Falta de vacinas no continente é responsabilidade tanto do Norte quanto do Sul global

FONTEPor Mathias Alencastro, da Folha de S. Paulo
Dose da vacina Covishield, da Astrazeneca, recebida via Covax por Gana (Foto: Francis Kokoroko - 24.fev.21/Reuters)

A perspectiva de melhoria regional na pandemia, com alguns países da América Latina cada vez mais próximos de conseguir vacinar mais da metade da sua população até o final do ano, escancara uma dura realidade: a África foi simplesmente deixada de fora da maior campanha de imunização da história.

Criado para assegurar uma distribuição equilibrada de imunizantes ao redor do mundo, o programa Covax sequer atingiu o objetivo mínimo de 20% de cobertura vacinal nos países africanos. Relatos de negociadores da União Africana deixam claro que os governos locais disputavam um jogo de cartas marcadas: no final de 2020, as potências ocidentais já haviam reservado todo o estoque disponível de vacinas dos próximos 12 meses.

Os resultados da diplomacia da vacina do Sul global também estão muito longe das pomposas campanhas de propaganda. Países como Egito e Marrocos adquiriram apenas 33 milhões das mais de 700 milhões de vacinas negociadas por chineses pelo mundo.

Contrariando as promessas de Moscou, o imunizante Sputnik V só chegou em pequenas quantidades a Argélia, Angola e Tunísia. As tentativas de explicações para a segregação vacinal do continente africano se referem a pressupostos sobre a pandemia que foram desmentidos com o tempo.

Com uma das pirâmides etárias mais baixas do planeta (a idade média em Angola, 17 anos, é quase metade da brasileira), a maioria dos países africanos começou informando menos mortes do que as outras regiões do mundo.

O suposto isolamento geográfico e a circulação intensa de outras patologias também ajudaram a consolidar a ideia de que a África estava “naturalmente protegida”.

O mito do excepcionalismo, que caracteriza as relações entre África e o mundo desde a era colonial, teve duas consequências dramáticas: ele deixou países africanos vulneráveis à irrupção de novas variantes mais agressivas como a delta, que está na origem de violentas terceiras ondas em Uganda, na Namíbia, e na África do Sul, onde a quantidade de novos casos aumentou dez vezes no último mês.

Em seguida, a ausência de cobertura vacinal fortaleceu as barreiras migratórias.
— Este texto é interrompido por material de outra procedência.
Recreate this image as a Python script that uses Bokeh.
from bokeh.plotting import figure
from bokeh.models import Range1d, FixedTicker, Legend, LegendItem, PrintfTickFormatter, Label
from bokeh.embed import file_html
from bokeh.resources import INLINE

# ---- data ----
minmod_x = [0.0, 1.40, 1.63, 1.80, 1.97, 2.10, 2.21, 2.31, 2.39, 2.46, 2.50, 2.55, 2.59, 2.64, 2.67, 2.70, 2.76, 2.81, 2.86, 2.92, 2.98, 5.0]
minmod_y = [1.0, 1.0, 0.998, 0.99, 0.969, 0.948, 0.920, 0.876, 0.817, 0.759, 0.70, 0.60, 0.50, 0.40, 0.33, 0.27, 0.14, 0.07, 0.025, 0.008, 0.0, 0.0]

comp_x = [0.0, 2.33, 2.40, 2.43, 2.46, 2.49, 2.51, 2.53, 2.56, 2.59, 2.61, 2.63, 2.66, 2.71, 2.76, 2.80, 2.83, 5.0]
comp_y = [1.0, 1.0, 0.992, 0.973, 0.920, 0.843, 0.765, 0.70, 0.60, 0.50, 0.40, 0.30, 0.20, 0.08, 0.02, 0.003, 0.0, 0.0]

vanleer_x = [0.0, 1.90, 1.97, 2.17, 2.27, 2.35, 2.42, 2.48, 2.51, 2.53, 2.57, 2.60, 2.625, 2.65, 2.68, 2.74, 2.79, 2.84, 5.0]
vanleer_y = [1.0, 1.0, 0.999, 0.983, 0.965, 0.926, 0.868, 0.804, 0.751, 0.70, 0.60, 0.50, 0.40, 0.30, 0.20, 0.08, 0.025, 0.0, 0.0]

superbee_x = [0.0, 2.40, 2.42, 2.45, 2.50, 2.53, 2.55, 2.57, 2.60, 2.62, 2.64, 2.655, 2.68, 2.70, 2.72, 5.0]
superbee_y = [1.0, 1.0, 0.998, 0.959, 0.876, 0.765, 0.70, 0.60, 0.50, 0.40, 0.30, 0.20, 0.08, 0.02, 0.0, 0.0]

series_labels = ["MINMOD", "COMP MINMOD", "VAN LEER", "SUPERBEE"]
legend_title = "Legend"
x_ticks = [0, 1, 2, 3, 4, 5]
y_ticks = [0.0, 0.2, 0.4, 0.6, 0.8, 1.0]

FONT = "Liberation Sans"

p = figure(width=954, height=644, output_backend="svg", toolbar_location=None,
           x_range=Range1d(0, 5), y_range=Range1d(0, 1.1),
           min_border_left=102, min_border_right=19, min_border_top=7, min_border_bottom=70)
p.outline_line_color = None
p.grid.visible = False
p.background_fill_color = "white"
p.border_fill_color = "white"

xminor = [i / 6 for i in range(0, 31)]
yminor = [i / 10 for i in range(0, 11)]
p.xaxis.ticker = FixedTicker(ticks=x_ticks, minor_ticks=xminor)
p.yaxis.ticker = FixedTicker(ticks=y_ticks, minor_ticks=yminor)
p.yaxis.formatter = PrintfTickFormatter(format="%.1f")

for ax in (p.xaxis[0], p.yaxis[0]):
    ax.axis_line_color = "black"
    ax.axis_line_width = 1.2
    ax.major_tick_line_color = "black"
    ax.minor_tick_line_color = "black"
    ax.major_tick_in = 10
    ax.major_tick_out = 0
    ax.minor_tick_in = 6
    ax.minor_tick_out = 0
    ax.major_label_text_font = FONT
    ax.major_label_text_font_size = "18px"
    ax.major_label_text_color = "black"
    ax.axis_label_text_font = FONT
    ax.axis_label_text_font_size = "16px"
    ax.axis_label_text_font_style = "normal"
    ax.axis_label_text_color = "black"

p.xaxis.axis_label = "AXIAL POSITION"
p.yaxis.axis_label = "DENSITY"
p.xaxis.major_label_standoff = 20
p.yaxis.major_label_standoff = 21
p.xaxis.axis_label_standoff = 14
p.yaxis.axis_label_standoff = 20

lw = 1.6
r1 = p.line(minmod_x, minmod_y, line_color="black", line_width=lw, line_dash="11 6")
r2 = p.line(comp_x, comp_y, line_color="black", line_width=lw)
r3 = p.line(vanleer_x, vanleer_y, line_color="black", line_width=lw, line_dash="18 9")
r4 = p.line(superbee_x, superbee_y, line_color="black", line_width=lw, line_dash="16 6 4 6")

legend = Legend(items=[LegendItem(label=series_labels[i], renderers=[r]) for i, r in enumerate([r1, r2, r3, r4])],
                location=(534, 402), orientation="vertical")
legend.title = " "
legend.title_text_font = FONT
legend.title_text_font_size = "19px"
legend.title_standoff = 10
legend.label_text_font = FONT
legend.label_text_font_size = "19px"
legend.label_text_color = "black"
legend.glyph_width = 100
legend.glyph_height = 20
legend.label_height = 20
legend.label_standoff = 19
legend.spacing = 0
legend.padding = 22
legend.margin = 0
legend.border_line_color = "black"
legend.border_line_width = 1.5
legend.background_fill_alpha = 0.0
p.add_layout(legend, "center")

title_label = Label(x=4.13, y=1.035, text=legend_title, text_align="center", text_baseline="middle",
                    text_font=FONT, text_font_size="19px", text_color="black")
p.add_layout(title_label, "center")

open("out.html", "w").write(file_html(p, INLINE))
O lançamento do certificado digital europeu confirma que as restrições sanitárias vão ter um papel central na mobilidade internacional. Se nada mudar, os cidadãos de países africanos continuarão excluídos dos circuitos econômicos por tempo indeterminado.

A saída passa pela industrialização. O governo da África do Sul deu um passo importante nessa direção no último mês ao assinar o primeiro acordo para produção de imunizantes em solo africano com a China e a França. Uma iniciativa que poderia ter sido lançada meses atrás se aliados como o Brasil tivessem apoiado Pretória nas suas inúmeras tentativas diplomáticas de democratizar o acesso às vacinas.

O apartheid sanitário que está se instalando na África não é um acidente logístico provocado pelas circunstâncias excepcionais da pandemia ou um fenômeno imputável ao subdesenvolvimento dos seus países. É o resultado da economia política da exclusão, pela qual os países do Sul, tal como os do Norte, são diretamente responsáveis.